И еще один эпизод. В романе Зиновьева «Зияющие высоты»11 выведен персонаж, который случайно обнаруживает рукопись со своими старыми стихами, зачитывает их окружающим, а затем в сердцах рвет. Соответствующий отрывок оканчивается примечательными словами: «И никто не остановил его». Действительно, человек, уничтожающий свое творение, с точки зрения пишущего совершает нечто невообразимо страшное: умерщвляет частицу собственной души. Проще оторвать себе руку или ногу, которые через пару десятилетий все равно истлеют в сырой могиле. Но убить мысль, которая, возможно, могла бы жить еще многие столетия? Это действительно кажется несоизмеримым с любым физическим вредом.

Примечательно, что сам Зиновьев решил немедленно умереть, когда некий писатель убедил его в принципиальной невозможности творческой самореализации для советского человека12. Реально, конечно, сделать писательскую карьеру, озвучивая заведомо чужое и даже тебе враждебное. Но таким способом можно добиться весьма странного результата, уступив свое место в пантеоне бессмертия некому фантомному существу, на самом деле вообще никогда не существовавшему. Уяснив истинное положение дел, Зиновьев логично рассудил, что при таком раскладе жить вообще не имеет смысла, потому что лишь каждодневное преодоление смерти вносит в жизнь определенный смысл. Правда, впоследствии он несколько скорректировал свои выводы, приняв во внимание возможность творческой самореализации за пределами советской действительности.

1.6. Книга как труп души



Итак, для подлинного писателя его труд становится более важным, нежели сама жизнь. Подобно египетскому строителю пирамид он год за годом возводит здание собственного бессмертия. Говорят, что когда умирал Толстой, его рука инстинктивно скользила по одеялу, как будто что-то писала. Вот уж действительно – «жизнь, без остатка отданная творчеству».

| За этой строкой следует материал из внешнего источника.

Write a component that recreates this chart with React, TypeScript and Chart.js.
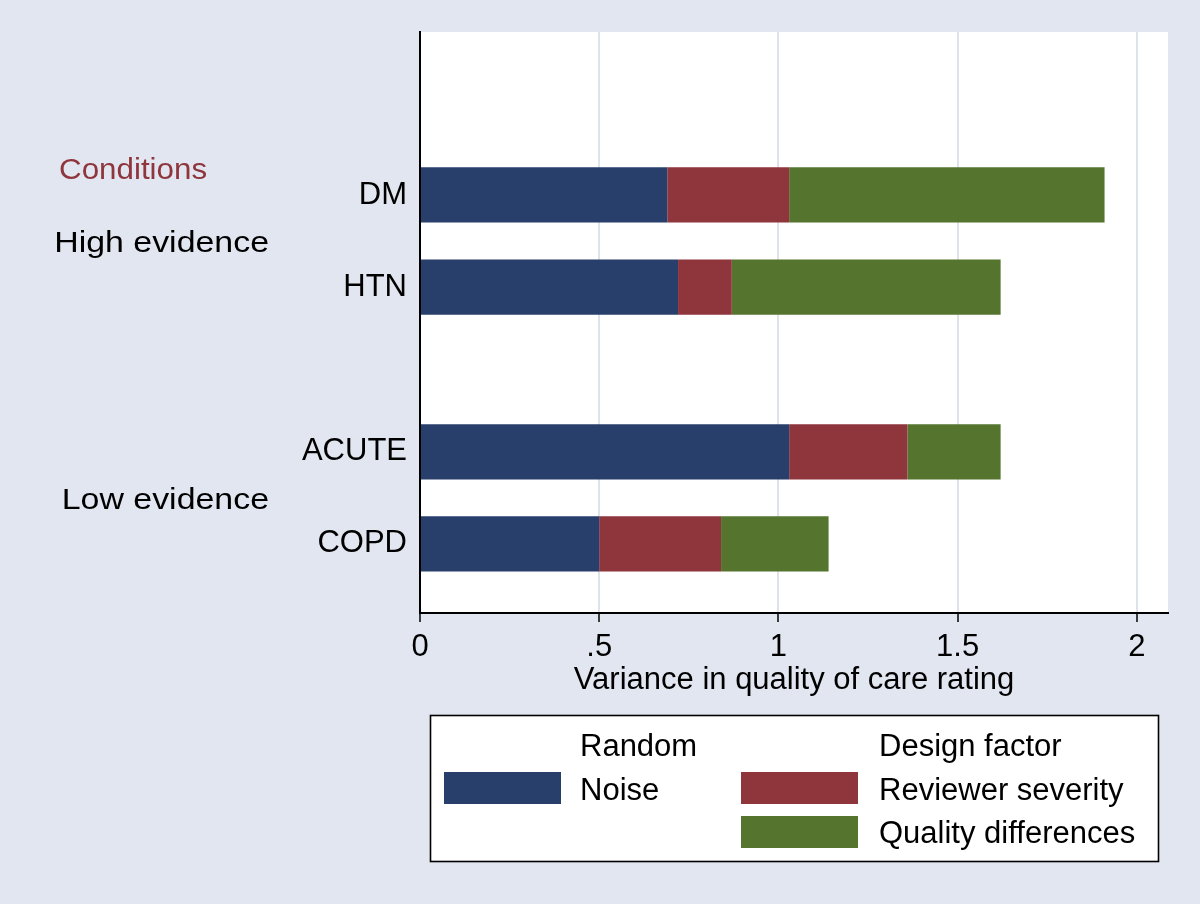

Здесь в наше сознание закрадывается определенное сомнение. А не является ли писательская деятельность столь же бессмысленной, как и пирамидостроительство? Ведь египтяне таким образом стремились победить смерть, продлив свое существование далее, в загробное измерение. Это, очевидно, не удалось. Бессмысленным было и начинание греков, изготавливавших слепки собственных тел, чтобы через них быть в мире даже после полного разложения тел биологических. Чем, однако, отличается от всех этих начинаний писательство, сводящееся, в конечном счете, к беспрерывной фабрикации слепков собственной души?

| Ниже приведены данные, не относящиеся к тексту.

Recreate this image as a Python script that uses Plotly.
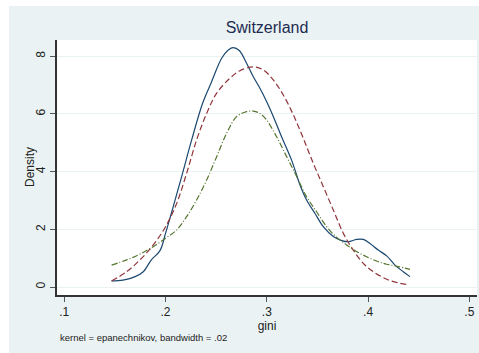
import plotly.graph_objects as go

# Kernel density (epanechnikov, bw=.02)
kd_x = [0.1467, 0.158, 0.170, 0.178, 0.186, 0.1945, 0.200, 0.2076, 0.2159, 0.2258, 0.2366, 0.2455,
        0.2554, 0.262, 0.2669, 0.2728, 0.280, 0.2867, 0.2932, 0.2998, 0.3064, 0.3146, 0.3245, 0.3328,
        0.3393, 0.3476, 0.3558, 0.3657, 0.374, 0.3805, 0.3887, 0.3953, 0.4019, 0.4101, 0.4184, 0.4266,
        0.4348, 0.4414]
kd_y = [0.21, 0.24, 0.36, 0.53, 0.94, 1.26, 1.86, 2.79, 3.83, 5.10, 6.37, 7.12,
        7.93, 8.22, 8.30, 8.20, 7.76, 7.29, 6.89, 6.43, 5.91, 5.21, 4.40, 3.54,
        3.02, 2.55, 2.09, 1.75, 1.61, 1.57, 1.65, 1.65, 1.51, 1.28, 1.08, 0.76,
        0.53, 0.36]

# Normal density
nd_x = [0.1467, 0.1616, 0.1747, 0.1879, 0.200, 0.211, 0.2208, 0.2307, 0.2406, 0.2505, 0.2636, 0.2735,
        0.2867, 0.2965, 0.3064, 0.3163, 0.3262, 0.336, 0.3459, 0.3558, 0.3657, 0.3756, 0.3854, 0.3953,
        0.4052, 0.4184, 0.4315, 0.4388]
nd_y = [0.21, 0.53, 0.94, 1.46, 2.09, 2.90, 3.94, 5.10, 6.02, 6.72, 7.24, 7.50,
        7.63, 7.53, 7.18, 6.66, 5.97, 5.16, 4.29, 3.48, 2.67, 1.86, 1.28, 0.82,
        0.53, 0.27, 0.13, 0.09]

# Third density (dash-dot)
td_x = [0.1467, 0.1616, 0.1747, 0.1879, 0.200, 0.211, 0.2208, 0.2307, 0.2406, 0.2505, 0.2603, 0.2702,
        0.2801, 0.2867, 0.2932, 0.2998, 0.3097, 0.3196, 0.3295, 0.3393, 0.3492, 0.3591, 0.369, 0.3789,
        0.3887, 0.3986, 0.4085, 0.4184, 0.4299, 0.4414]
td_y = [0.76, 0.94, 1.14, 1.40, 1.69, 1.98, 2.44, 3.02, 3.71, 4.52, 5.33, 5.91,
        6.08, 6.10, 6.02, 5.79, 5.21, 4.52, 3.83, 3.13, 2.61, 2.09, 1.72, 1.46,
        1.23, 1.05, 0.90, 0.79, 0.71, 0.61]

x_ticks = [0.1, 0.2, 0.3, 0.4, 0.5]
x_tick_labels = [".1", ".2", ".3", ".4", ".5"]
y_ticks = [0, 2, 4, 6, 8]
y_tick_labels = ["0", "2", "4", "6", "8"]

BG = "#eaf2f3"
FONT = "Liberation Sans, Arial, sans-serif"

fig = go.Figure()
fig.add_trace(go.Scatter(x=kd_x, y=kd_y, mode="lines", line=dict(color="#1a476f", width=1.2),
                         line_shape="spline", showlegend=False))
fig.add_trace(go.Scatter(x=nd_x, y=nd_y, mode="lines", line=dict(color="#90353b", width=1.2, dash="6px,3px"),
                         line_shape="spline", showlegend=False))
fig.add_trace(go.Scatter(x=td_x, y=td_y, mode="lines", line=dict(color="#55752f", width=1.2, dash="6px,2px,1px,2px"),
                         line_shape="spline", showlegend=False))

W, H = 479, 353
L, R, T, B = 57, 2, 40, 58
pw, ph = W - L - R, H - T - B

def px2paper_x(p):
    return (p - L) / pw

def py2paper_y(p):
    return (H - B - p) / ph

shapes = [
    dict(type="rect", xref="paper", yref="paper", layer="below", line=dict(width=0), fillcolor="white",
         x0=px2paper_x(-5), x1=px2paper_x(9), y0=py2paper_y(H + 5), y1=py2paper_y(-5)),
    dict(type="rect", xref="paper", yref="paper", layer="below", line=dict(width=0), fillcolor="white",
         x0=px2paper_x(-5), x1=px2paper_x(W + 5), y0=py2paper_y(6), y1=py2paper_y(-5)),
]

fig.update_layout(
    width=W, height=H,
    margin=dict(l=L, r=R, t=T, b=B),
    paper_bgcolor=BG, plot_bgcolor="white",
    font=dict(family=FONT, color="#222222", size=12),
    title=dict(text="Switzerland", x=px2paper_x(267), xref="paper", xanchor="center",
               y=1 - 27 / H, yanchor="middle", font=dict(size=16, color="#1e2b50", family=FONT)),
    shapes=shapes,
    annotations=[
        dict(text="kernel = epanechnikov, bandwidth = .02", xref="paper", yref="paper",
             x=px2paper_x(58), y=py2paper_y(337), xanchor="left", yanchor="middle",
             showarrow=False, font=dict(size=9.5, color="#222222", family=FONT)),
        dict(text="Density", xref="paper", yref="paper", textangle=-90,
             x=px2paper_x(30), y=py2paper_y(167), xanchor="center", yanchor="middle",
             showarrow=False, font=dict(size=12, color="#222222", family=FONT)),
    ],
    xaxis=dict(range=[0.0928, 0.5076], tickvals=x_ticks, ticktext=x_tick_labels,
               showgrid=False, zeroline=False, showline=True, linecolor="#333333", linewidth=1.5,
               ticks="outside", ticklen=5, tickcolor="#555555", tickwidth=1,
               tickfont=dict(size=12, color="#222222"),
               title=dict(text="gini", font=dict(size=12, color="#222222"), standoff=2)),
    yaxis=dict(range=[-0.277, 8.565], tickvals=y_ticks, ticktext=y_tick_labels, tickangle=-90,
               showgrid=True, gridcolor=BG, gridwidth=1, zeroline=False,
               showline=True, linecolor="#333333", linewidth=1.5,
               ticks="outside", ticklen=5, tickcolor="#555555", tickwidth=1,
               tickfont=dict(size=12, color="#222222")),
)

fig.write_html("out.html")
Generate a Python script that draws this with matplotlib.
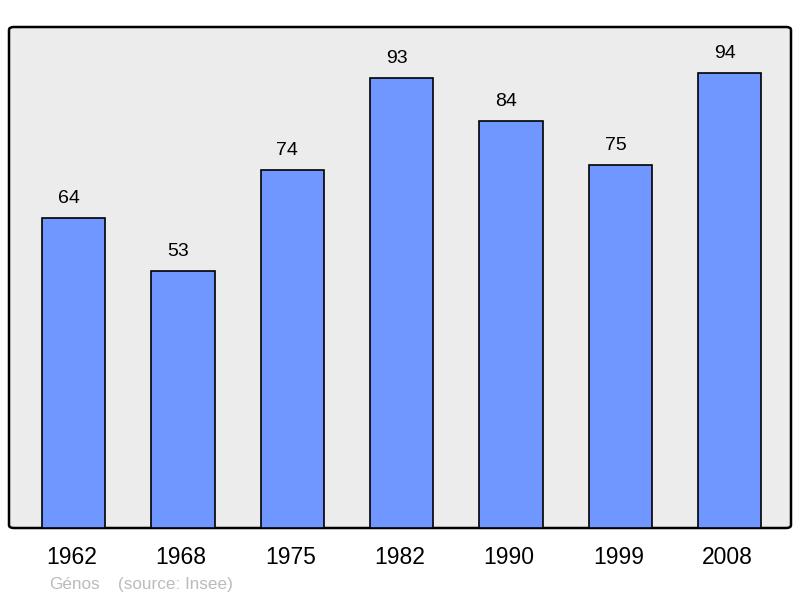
import matplotlib
matplotlib.use("Agg")
import matplotlib.pyplot as plt
from matplotlib.patches import FancyBboxPatch

years = ["1962", "1968", "1975", "1982", "1990", "1999", "2008"]
population = [64, 53, 74, 93, 84, 75, 94]

plt.rcParams['font.family'] = ['Liberation Sans', 'DejaVu Sans']

fig = plt.figure(figsize=(8, 5.98), dpi=100)
ax = fig.add_axes([9/800, 70/598, 782/800, 501/598])
ax.set_facecolor('none')
for s in ax.spines.values():
    s.set_visible(False)

px = 72 / 100  # points per pixel

frame = FancyBboxPatch((0, 0), 1, 1, boxstyle="round,pad=0,rounding_size=0.006",
                       transform=ax.transAxes, facecolor='#ececec', edgecolor='black',
                       linewidth=1.8, zorder=0, clip_on=False)
ax.add_patch(frame)

x = list(range(len(years)))
ax.bar(x, population, width=0.58, color='#7096ff', edgecolor='black',
       linewidth=1.2, zorder=2)
for xi, v in zip(x, population):
    ax.annotate(str(v), (xi, v), xytext=(-5 * px, 15 * px), textcoords='offset points',
                ha='center', va='baseline', fontsize=14, color='black')

for xi, y in zip(x, years):
    ax.annotate(y, (xi, 0), xycoords=('data', 'axes fraction'),
                xytext=(-2 * px, -36.3 * px), textcoords='offset points',
                ha='center', va='baseline', fontsize=16.5, color='black',
                annotation_clip=False)

ax.set_xlim(-0.59, 6.56)
ax.set_ylim(0, 103.5)
ax.set_yticks([])
ax.set_xticks([])

fig.text(49/800, 1 - 589/598, "Génos", fontsize=12.3,
         color='#bbbbbb', ha='left', va='baseline')
fig.text(118/800, 1 - 589/598, "(source: Insee)", fontsize=12.3,
         color='#bbbbbb', ha='left', va='baseline')

fig.savefig("out.png", dpi=100)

Конечно, путем материального закрепления мимолетных душевных состояний можно объективировать нечто, весьма напоминающее материализованную бессмертную душу, но это концептуальное образование будет иметь такое же отношение к нашей действительной душе как надгробная статуя к нашему физическому телу. Памятник, о котором маниакально мечтали многие поэты и писатели, есть, по сути дела, идеальный труп. Аналогичным образом всякая написанная нами книга есть труп нашей души.

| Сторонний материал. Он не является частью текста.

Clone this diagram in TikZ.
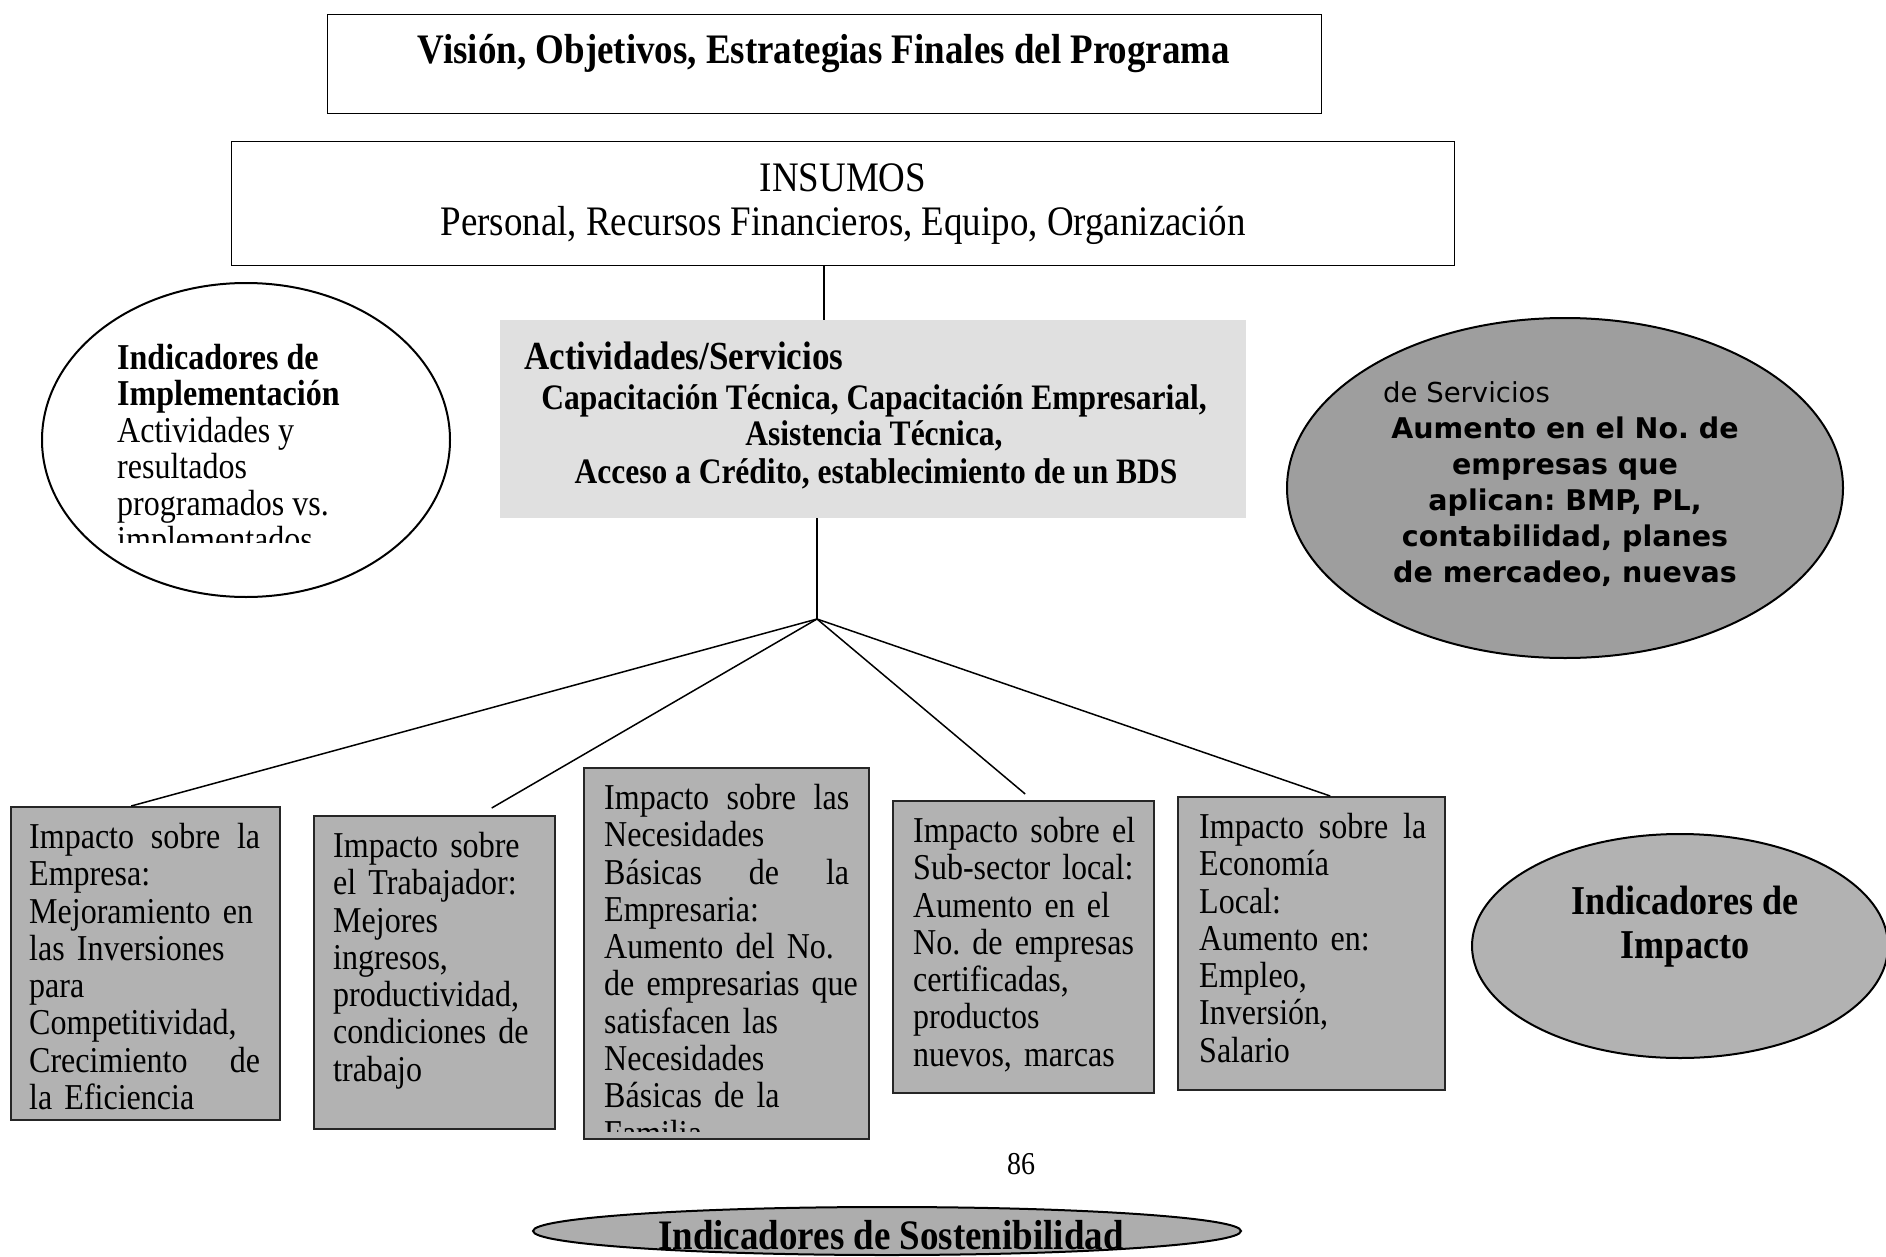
\documentclass[tikz,border=0pt]{standalone}
\usepackage{fontspec}
\setmainfont{Liberation Serif}[FakeStretch=0.88]
\newfontfamily\versans{DejaVu Sans}
\usetikzlibrary{shapes.geometric}
\newcommand\jline[2]{\makebox[#1pt][l]{#2}}
\frenchspacing
\begin{document}
\begin{tikzpicture}[x=1pt,y=-1pt,
  box/.style={draw=black, line width=1.4pt, rectangle, inner sep=0pt, anchor=north west},
  impbox/.style={draw=black!85, line width=2.4pt, fill=black!30, rectangle, inner sep=0pt, anchor=north west},
  imptext/.style={anchor=north west, inner sep=0pt, align=left, font=\fontsize{36.4}{37.3}\selectfont},
  oval/.style={ellipse, draw=black, line width=2pt, inner sep=0pt},
  conn/.style={draw=black, line width=1.5pt},
  lbl/.style={inner sep=0pt, anchor=base}]
\useasboundingbox (0,0) rectangle (1886,1257);
\fill[white] (0,0) rectangle (1886,1257);

% top box
\node[box, minimum width=994pt, minimum height=99pt] (vision) at (327,14) {};
\node[lbl, font=\bfseries\fontsize{42}{48}\selectfont] (visiont) at (824,64) {Visión, Objetivos, Estrategias Finales del Programa};

% insumos
\node[box, minimum width=1223pt, minimum height=124pt] (insumos) at (231,141) {};
\node[lbl, font=\fontsize{42}{48}\selectfont] (insumos1) at (843,192) {INSUMOS};
\node[lbl, font=\fontsize{42}{48}\selectfont] (insumos2) at (843,236) {Personal, Recursos Financieros, Equipo, Organización};

% actividades
\node[rectangle, fill=black!12, minimum width=746pt, minimum height=198pt, anchor=north west, inner sep=0pt] (acts) at (500,320) {};
\node[lbl, anchor=base west, font=\bfseries\fontsize{39.8}{44}\selectfont] (actst) at (524,369) {Actividades/Servicios};
\node[lbl, font=\bfseries\fontsize{35.8}{40}\selectfont] (acts1) at (874,409) {Capacitación Técnica, Capacitación Empresarial,};
\node[lbl, font=\bfseries\fontsize{35.8}{40}\selectfont] (acts2) at (874,445) {Asistencia Técnica,};
\node[lbl, font=\bfseries\fontsize{35.8}{40}\selectfont] (acts3) at (876,483) {Acceso a Crédito, establecimiento de un BDS};

% left ellipse
\node[oval, fill=white, minimum width=408pt, minimum height=314pt] (implell) at (246,440) {};
\begin{scope}
\clip (0,0) rectangle (1886,542);
\node[anchor=north west, inner sep=0pt, align=left, font=\fontsize{36.4}{36.5}\selectfont] (implt) at (117,344)
  {\textbf{Indicadores de}\\\textbf{Implementación}\\Actividades y\\resultados\\programados vs.\\implementados};
\end{scope}

% right ellipse
\node[oval, fill=black!38, minimum width=556pt, minimum height=340pt] (servell) at (1565,488) {};
\node[lbl, anchor=base west, font=\versans\fontsize{27.5}{33}\selectfont] (servt0) at (1383,402) {de Servicios};
\foreach \t [count=\i] in {Aumento en el No. de, empresas que, {aplican: BMP, PL,}, {contabilidad, planes}, {de mercadeo, nuevas}}
  \node[lbl, font=\versans\bfseries\fontsize{28.5}{36}\selectfont] (servt\i) at (1565,{438+36*(\i-1)}) {\t};

% connectors
\coordinate (vx1) at (824,0);
\coordinate (vx2) at (817,0);
\coordinate (fan) at (817,619);
\draw[conn] (insumos.south -| vx1) -- (acts.north -| vx1);
\draw[conn] (acts.south -| vx2) -- (fan);

% bottom boxes
\node[impbox, minimum width=269pt, minimum height=313pt] (b1) at (10,806) {};
\node[impbox, minimum width=241pt, minimum height=313pt] (b2) at (313,815) {};
\node[impbox, minimum width=285pt, minimum height=371pt] (b3) at (583,767) {};
\node[impbox, minimum width=261pt, minimum height=292pt] (b4) at (892,800) {};
\node[impbox, minimum width=267pt, minimum height=293pt] (b5) at (1177,796) {};

\draw[conn] (fan) -- ([xshift=-14.5pt]b1.north);
\draw[conn] (fan) -- ([xshift=57pt,yshift=7pt]b2.north);
\draw[conn] (fan) -- ([xshift=1.5pt,yshift=6pt]b4.north);
\draw[conn] (fan) -- ([xshift=18.5pt]b5.north);

\node[imptext, text width=280pt] (b1t) at (29,823)
  {\jline{231}{Impacto\hfill sobre\hfill la}\\Empresa:\\Mejoramiento en\\las Inversiones\\para\\Competitividad,\\\jline{231}{Crecimiento\hfill de}\\la Eficiencia};
\node[imptext, text width=280pt] (b2t) at (333,832)
  {Impacto sobre\\el Trabajador:\\Mejores\\ingresos,\\productividad,\\condiciones de\\trabajo};
\begin{scope}
\clip ([shift={(2,2)}]b3.north west) rectangle ([shift={(-2,-9)}]b3.south east);
\node[imptext, text width=300pt] (b3t) at (604,784)
  {\jline{245}{Impacto\hfill sobre\hfill las}\\Necesidades\\\jline{245}{Básicas\hfill de\hfill la}\\Empresaria:\\Aumento del No.\\de empresarias que\\satisfacen las\\Necesidades\\Básicas de la\\Familia};
\end{scope}
\node[imptext, text width=280pt] (b4t) at (913,817)
  {\jline{222}{Impacto\hfill sobre\hfill el}\\Sub-sector local:\\Aumento en el\\No. de empresas\\certificadas,\\productos\\nuevos, marcas};
\node[imptext, text width=280pt] (b5t) at (1199,813)
  {\jline{227}{Impacto\hfill sobre\hfill la}\\Economía\\Local:\\Aumento en:\\Empleo,\\Inversión,\\Salario};

% impact ellipse
\node[oval, fill=black!30, minimum width=416pt, minimum height=224pt] (impell) at (1680,946) {};
\node[lbl, font=\bfseries\fontsize{41}{44}\selectfont] (impt1) at (1685,914.5) {Indicadores de};
\node[lbl, font=\bfseries\fontsize{41}{44}\selectfont] (impt2) at (1685,958.5) {Impacto};

% page number
\node[lbl, font=\fontsize{31.8}{36}\selectfont] (pagenum) at (1021,1174) {86};

% sostenibilidad
\node[oval, fill=black!32, minimum width=708pt, minimum height=48pt] (sostell) at (887,1231) {};
\node[lbl, font=\bfseries\fontsize{42}{48}\selectfont] (sostt) at (891,1249) {Indicadores de Sostenibilidad};
\end{tikzpicture}
\end{document}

Здесь вновь вспоминается парадоксалист Гоголь, привлекший внимание читающего общества к еретической двусмысленности выражения «мертвые души». Ведь душа не может быть мертвой, и, тем не менее, «души» умирают, так что их можно продать подобно любому другому товару, выдавая, конечно, за «живые». С одной стороны, соответствующий роман можно интерпретировать буквально, то есть антикрепостнически: нехорошо, мол, продавать живых людей, поскольку у них тоже есть души. Возможно, однако, и другое прочтение. Люди способны продолжать свое бытие в этом мире и после своей телесной смерти, например, «в памяти народной». Но души их при этом качественно изменятся, превратившись из живых в мертвые.

В отличие от живого собеседника книга пассивна как труп. Ее можно открывать и закрывать, когда захочешь, но невозможно вступить с ней в дискуссию, потому что отвечать она заведомо не будет; это за нее должны сделать другие, еще не умершие окончательно существа. Да, книга существует веками, но это вечность бронзового памятника.

Бытие человека, то есть жизнь, есть открытость в небытие. Если бы мы обладали фиксированным набором душевных состояний, которые можно было бы воспроизводить в произвольной последовательности бесконечно долго, то мы уподобились бы некому суперкомпьютеру, или, используя архаическую образность, старой шарманке, объективирующей лишь то, что заведомо уже не раз существовало до акта означенной объективации. Все подлинно новое, творческое должно быть неповторимым, а все неповторимое должно быть заведомо конечным во времени. Именно смерть делает возможным развитие, а, значит, и творчество: ведь бессмертное должно изначально быть, причем, во всей своей полноте, никогда ничего не утрачивая из себя, но зато никогда ничего и не приобретая.

Беда книги в том, что она может только быть, либо только не быть; живое же должно одновременно сочетать в себе оба этих состояния. Всякая книга по своей изначальной природе мертва, а книжная духовность есть мертвая духовность. Не потому ли Сократ принципиально воздерживался от писания книг?